Si fanno sempre più numerosi ed articolati, i pionieristici esperimenti d’ammodernamento della musica folk occidentale, e dalla Gran Bretagna prova a dare il proprio contributo folk-tronico questo gruppo di 7 elementi – capitanaqto da Mike Lindsay e Sam Genders – giunto al secondo disco dopo ‘This is Tunng’ del 2005.
La musica folk ha proprio bisogno di uscire dallo stallo – lo avvertono tutti gli appassionati, ad eccezione magari di quei 4 irriducibili nostalgici che ancora attendono l’impossibile reunion dei Fairport Convention – e l’elettronica negli ultimi 10 anni ha spalancato una porta nuova ed inaspettata. Superate le prevedibili resistenze dei puristi, ora è tempo di stabilire un metodo che bilanci chitarre e samples, anche in questo genere musicale, secondo la giusta proporzione.
I Tunng propongono la modernizzazione attraverso un arricchimento delle soluzioni sonore nel rispetto, però, della tradizione: le 11 canzoni di questo CD sembrano composte in solitudine secondo il metodo classico (voce + chitarra), successivamente “carrozzate” da tutto il gruppo non solo con strumenti tradizionali (banjo, violoncello, clarinetto, arpa), ma anche con il contributo del sampler elettronico.
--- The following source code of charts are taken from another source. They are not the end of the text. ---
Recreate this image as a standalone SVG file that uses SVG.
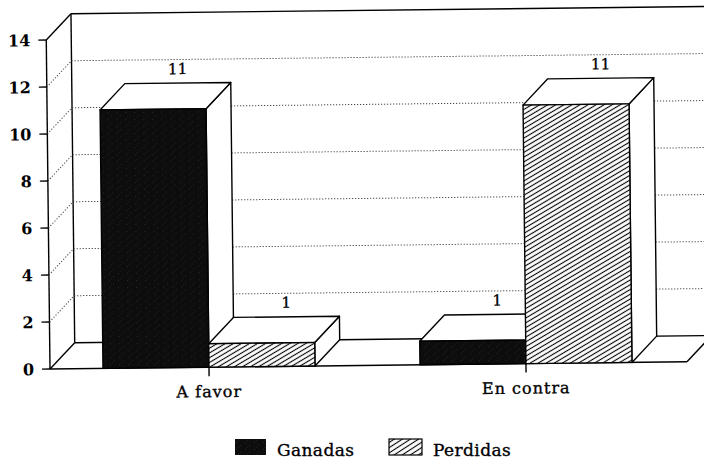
<svg xmlns="http://www.w3.org/2000/svg" width="704" height="460" viewBox="0 0 704 460">
  <defs>
    <pattern id="hatch" patternUnits="userSpaceOnUse" width="4" height="4.1" patternTransform="rotate(-30)">
      <rect width="4" height="4.1" fill="#fff"/>
      <line x1="0" y1="2.05" x2="4" y2="2.05" stroke="#000" stroke-width="1.1"/>
    </pattern>
    <pattern id="hatchLeg" patternUnits="userSpaceOnUse" width="4" height="4.4" patternTransform="rotate(-33)">
      <rect width="4" height="4.4" fill="#fff"/>
      <line x1="0" y1="2.2" x2="4" y2="2.2" stroke="#000" stroke-width="1.1"/>
    </pattern>
    <pattern id="solid" patternUnits="userSpaceOnUse" width="9" height="7">
      <rect width="9" height="7" fill="#0d0d0d"/>
      <rect x="2" y="1" width="0.8" height="0.8" fill="#3a3a3a"/>
      <rect x="6" y="4" width="0.8" height="0.8" fill="#2e2e2e"/>
      <rect x="4" y="6" width="0.7" height="0.7" fill="#333"/>
    </pattern>
  </defs>
  <style>
    .ln { stroke: #000; stroke-width: 1.4; fill: none; stroke-linejoin: round; }
    .face { fill: #fff; stroke: #000; stroke-width: 1.4; stroke-linejoin: round; }
    .grid { stroke: #444; stroke-width: 1; stroke-dasharray: 1.2 1.8; fill: none; }
    .tick { font-family: "DejaVu Serif", "Liberation Serif", serif; font-weight: bold; font-size: 16px; fill: #000; text-anchor: end; }
    .val { font-family: "DejaVu Serif", "Liberation Serif", serif; font-size: 15px; fill: #000; stroke: #000; stroke-width: 0.35; text-anchor: middle; }
    .cat { font-family: "DejaVu Serif", "Liberation Serif", serif; font-size: 16px; letter-spacing: 1px; fill: #000; stroke: #000; stroke-width: 0.35; text-anchor: middle; }
    .leg { font-family: "DejaVu Serif", "Liberation Serif", serif; font-size: 17px; letter-spacing: 0.4px; fill: #000; stroke: #000; stroke-width: 0.35; }
  </style>
  <rect width="704" height="460" fill="#fff"/>
  <g id="chart" transform="rotate(-0.65 50 369)">
    <g id="walls">
      <polygon points="75,14 760,14 760,343 75,343" fill="#fff"/>
      <line class="ln" x1="75" y1="14" x2="760" y2="14"/>
      <line class="ln" x1="75" y1="14" x2="75" y2="343"/>
      <line class="ln" x1="50" y1="40" x2="75" y2="14"/>
      <line class="ln" x1="50" y1="40" x2="50" y2="369"/>
      <g id="gridlines">
        <line class="grid" x1="75" y1="296" x2="760" y2="296"/>
        <line class="grid" x1="75" y1="249" x2="760" y2="249"/>
        <line class="grid" x1="75" y1="202" x2="760" y2="202"/>
        <line class="grid" x1="75" y1="155" x2="760" y2="155"/>
        <line class="grid" x1="75" y1="108" x2="760" y2="108"/>
        <line class="grid" x1="75" y1="61" x2="760" y2="61"/>
        <line class="grid" x1="50" y1="322" x2="75" y2="296"/>
        <line class="grid" x1="50" y1="275" x2="75" y2="249"/>
        <line class="grid" x1="50" y1="228" x2="75" y2="202"/>
        <line class="grid" x1="50" y1="181" x2="75" y2="155"/>
        <line class="grid" x1="50" y1="134" x2="75" y2="108"/>
        <line class="grid" x1="50" y1="87" x2="75" y2="61"/>
      </g>
      <g id="floor">
        <line class="ln" x1="50" y1="369" x2="687" y2="369"/>
        <line class="ln" x1="75" y1="343" x2="740" y2="343"/>
        <line class="ln" x1="50" y1="369" x2="75" y2="343"/>
        <line class="ln" x1="687" y1="369" x2="712" y2="343"/>
      </g>
    </g>
    <g id="y-axis">
      <line class="ln" x1="42" y1="369" x2="50" y2="369"/>
      <line class="ln" x1="42" y1="322" x2="50" y2="322"/>
      <line class="ln" x1="42" y1="275" x2="50" y2="275"/>
      <line class="ln" x1="42" y1="228" x2="50" y2="228"/>
      <line class="ln" x1="42" y1="181" x2="50" y2="181"/>
      <line class="ln" x1="42" y1="134" x2="50" y2="134"/>
      <line class="ln" x1="42" y1="87" x2="50" y2="87"/>
      <line class="ln" x1="42" y1="40" x2="50" y2="40"/>
      <text class="tick" x="34" y="375">0</text>
      <text class="tick" x="34" y="328">2</text>
      <text class="tick" x="34" y="281">4</text>
      <text class="tick" x="34" y="234">6</text>
      <text class="tick" x="34" y="187">8</text>
      <text class="tick" x="34" y="140">10</text>
      <text class="tick" x="34" y="93">12</text>
      <text class="tick" x="34" y="46">14</text>
    </g>
    <g id="bar-afavor-ganadas">
      <polygon class="face" points="209,110.5 234,84.5 234,343 209,369"/>
      <polygon class="face" points="103,110.5 209,110.5 234,84.5 128,84.5"/>
      <rect x="103" y="110.5" width="106" height="258.5" fill="url(#solid)" stroke="#000" stroke-width="1.4"/>
      <text class="val" x="181" y="75.5">11</text>
    </g>
    <g id="bar-afavor-perdidas">
      <polygon class="face" points="315,345.5 340,319.5 340,343 315,369"/>
      <polygon class="face" points="209,345.5 315,345.5 340,319.5 234,319.5"/>
      <rect x="209" y="345.5" width="106" height="23.5" fill="url(#hatch)" stroke="#000" stroke-width="1.4"/>
      <text class="val" x="287" y="310.5">1</text>
    </g>
    <g id="bar-encontra-ganadas">
      <polygon class="face" points="526,345.5 551,319.5 551,343 526,369"/>
      <polygon class="face" points="420,345.5 526,345.5 551,319.5 445,319.5"/>
      <rect x="420" y="345.5" width="106" height="23.5" fill="url(#solid)" stroke="#000" stroke-width="1.4"/>
      <text class="val" x="498" y="310.5">1</text>
    </g>
    <g id="bar-encontra-perdidas">
      <polygon class="face" points="632,110.5 657,84.5 657,343 632,369"/>
      <polygon class="face" points="526,110.5 632,110.5 657,84.5 551,84.5"/>
      <rect x="526" y="110.5" width="106" height="258.5" fill="url(#hatch)" stroke="#000" stroke-width="1.4"/>
      <text class="val" x="604" y="75.5">11</text>
    </g>
    <g id="x-axis">
      <line class="ln" x1="209" y1="369" x2="209" y2="378"/>
      <line class="ln" x1="526" y1="369" x2="526" y2="378"/>
      <text class="cat" x="209" y="399">A favor</text>
      <text class="cat" x="526" y="399">En contra</text>
    </g>
  </g>
  <g id="legend">
    <g id="legend-ganadas">
      <rect x="235" y="439" width="31" height="16" fill="url(#solid)"/>
      <text class="leg" x="277" y="456">Ganadas</text>
    </g>
    <g id="legend-perdidas">
      <rect x="389" y="439" width="33" height="16" fill="url(#hatchLeg)" stroke="#000" stroke-width="1.2"/>
      <text class="leg" x="433" y="456">Perdidas</text>
    </g>
  </g>
</svg>
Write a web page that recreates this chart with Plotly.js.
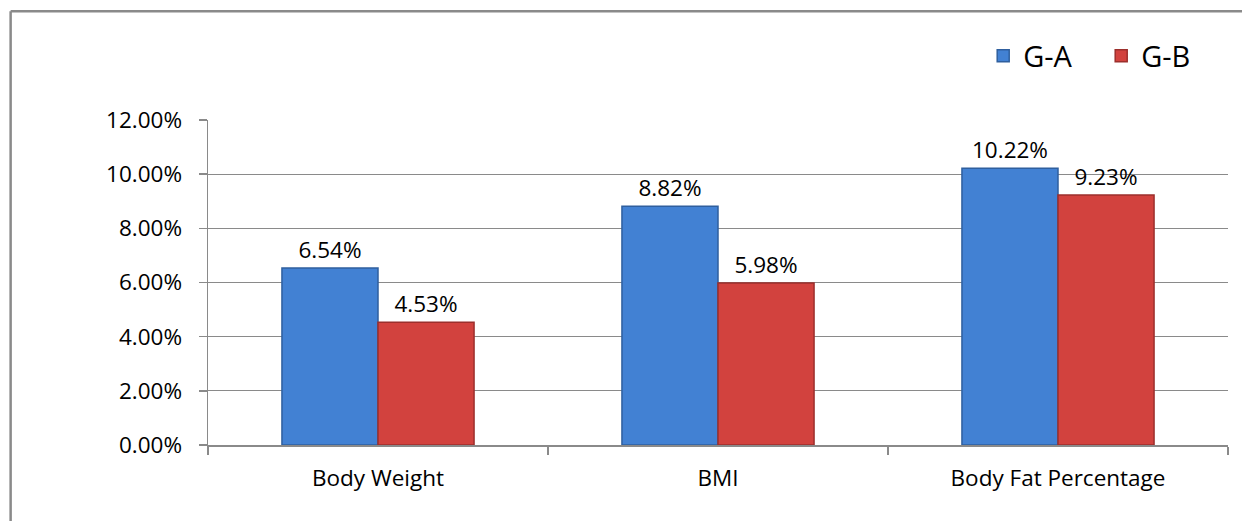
<!DOCTYPE html>
<html>
<head>
<meta charset="utf-8">
<script src="https://cdn.plot.ly/plotly-3.0.1.min.js"></script>
<style>
  html, body { margin: 0; padding: 0; background: #ffffff; }
  #chart { width: 1242px; height: 521px; }
</style>
</head>
<body>
<div id="chart"></div>
<script>
const categories = ["Body Weight", "BMI", "Body Fat Percentage"];
const seriesNames = ["G-A", "G-B"];
const valuesGA = [6.54, 8.82, 10.22];
const valuesGB = [4.53, 5.98, 9.23];
const yTickValues = [0, 2, 4, 6, 8, 10, 12];
const yTickLabels = ["0.00%", "2.00%", "4.00%", "6.00%", "8.00%", "10.00%", "12.00%"];

const FONT = "'Open Sans', 'Liberation Sans', sans-serif";
const GRID = "#8a8a8a";

const traces = [
  {
    type: "bar",
    name: seriesNames[0],
    x: categories,
    y: valuesGA,
    marker: { color: "#4281d3", line: { color: "#2f5f9e", width: 1.5 } },
    texttemplate: "%{y:.2f}%",
    textposition: "outside",
    textfont: { family: FONT, size: 22.5, color: "#000000" },
    cliponaxis: false,
    hoverinfo: "skip"
  },
  {
    type: "bar",
    name: seriesNames[1],
    x: categories,
    y: valuesGB,
    marker: { color: "#d2423e", line: { color: "#9c2f2c", width: 1.5 } },
    texttemplate: "%{y:.2f}%",
    textposition: "outside",
    textfont: { family: FONT, size: 22.5, color: "#000000" },
    cliponaxis: false,
    hoverinfo: "skip"
  }
];

const layout = {
  width: 1242,
  height: 521,
  paper_bgcolor: "#ffffff",
  plot_bgcolor: "#ffffff",
  font: { family: FONT, size: 22, color: "#000000" },
  margin: { l: 208, r: 14, t: 120, b: 76, pad: 0, autoexpand: false },
  barmode: "group",
  bargap: 0.435,
  bargroupgap: 0,
  showlegend: true,
  legend: {
    orientation: "h",
    x: 0.76, xanchor: "left",
    y: 1.197, yanchor: "middle",
    font: { family: FONT, size: 29, color: "#000000" },
    itemwidth: 30,
    entrywidth: 73,
    entrywidthmode: "pixels",
    tracegroupgap: 0,
    bgcolor: "rgba(0,0,0,0)"
  },
  xaxis: {
    type: "category",
    showline: true,
    linecolor: GRID,
    linewidth: 1.5,
    ticks: "outside",
    tickson: "boundaries",
    ticklen: 8,
    tickcolor: GRID,
    tickwidth: 1.5,
    ticklabelstandoff: 12,
    tickfont: { family: FONT, size: 22.5, color: "#000000" },
    showgrid: false,
    zeroline: false,
    fixedrange: true
  },
  yaxis: {
    range: [0, 12],
    tickmode: "array",
    tickvals: yTickValues,
    ticktext: yTickLabels,
    showline: true,
    linecolor: GRID,
    linewidth: 1.5,
    ticks: "outside",
    ticklen: 8,
    tickcolor: GRID,
    tickwidth: 1.5,
    ticklabelstandoff: 12,
    tickfont: { family: FONT, size: 22.5, color: "#000000" },
    showgrid: true,
    gridcolor: GRID,
    gridwidth: 1.2,
    zeroline: false,
    fixedrange: true
  },
  shapes: [
    { type: "line", xref: "paper", yref: "paper", x0: -0.1935, x1: -0.1935, y0: 1.335, y1: -0.3, line: { color: "#8a8a8a", width: 2.5 } },
    { type: "line", xref: "paper", yref: "paper", x0: -0.1935, x1: 1.05, y0: 1.335, y1: 1.335, line: { color: "#8a8a8a", width: 2.5 } }
  ]
};

Plotly.newPlot("chart", traces, layout, { displayModeBar: false, staticPlot: true });
</script>
</body>
</html>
Il risultato convince solo in parte, malgrado la via giusta probabilmente sia questa. Malgrado qualche ibrido folk-tronico incuriosisca e funzioni (‘Red and Green’, ‘Jay Down’), il meglio del lavoro è ad ogni modo da ricercarsi nelle composizioni folk più classiche: la suggestiva fiaba di ‘Sweet William’ per violoncello e banjo, l’arpeggiata ‘Jenny Again’, il singolo ‘Woodcat’ con cantato maschile/femminile sovrapposto.
Troppo prevedibile invece, in chiusura d’opera, la ghost track per solo arpa.
Una qualche debolezza nella scrittura potrà essere senz’altro rimediata in futuro, per un gruppo che ha una voglia matta di modernizzare il suono di arpa e banjo.